The coupling of a mesoscopic system with its environment usually causes total decoherence: at long times the reduced density matrix of the system evolves in time to a limit that is independent of its initial value, losing all the quantum information stored in its initial state. Under special circumstances, a subspace of the system's Hilbert space remains coherent or ‘decoherence-free’, and the reduced density matrix approaches a non-trivial limit that contains information on its initial quantum state, despite the coupling with the environment. This situation is called ‘partial decoherence’. In this paper, we found the conditions for partial decoherence in a mesoscopic system (with N quantum states) that is coupled to its environment. When the Hamiltonian of the system commutes with the total Hamiltonian, one has ‘adiabatic decoherence’, which yields N − 1 time-independent combinations of the reduced density matrix elements. In the presence of a magnetic flux, one can measure circulating currents around loops in the system even at long times and use them to retrieve information on the initial state. For N = 2, we demonstrate that partial decoherence can happen only under adiabatic decoherence conditions.

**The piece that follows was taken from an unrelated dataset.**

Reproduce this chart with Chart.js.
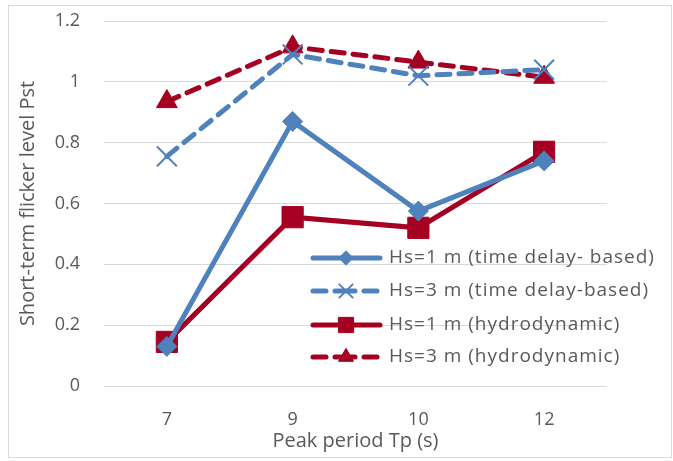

However, for N > 2 we find partial decoherence even when the Hamiltonian of the system does not commute with the total Hamiltonian, and we obtain the general conditions for such a non-adiabatic partial decoherence. For an electron moving on a ring, with N > 2 single-level quantum dots, non-adiabatic partial decoherence can arise only when the total flux through the ring vanishes (or equals an integer number of flux quanta), and therefore there is no asymptotic circulating current.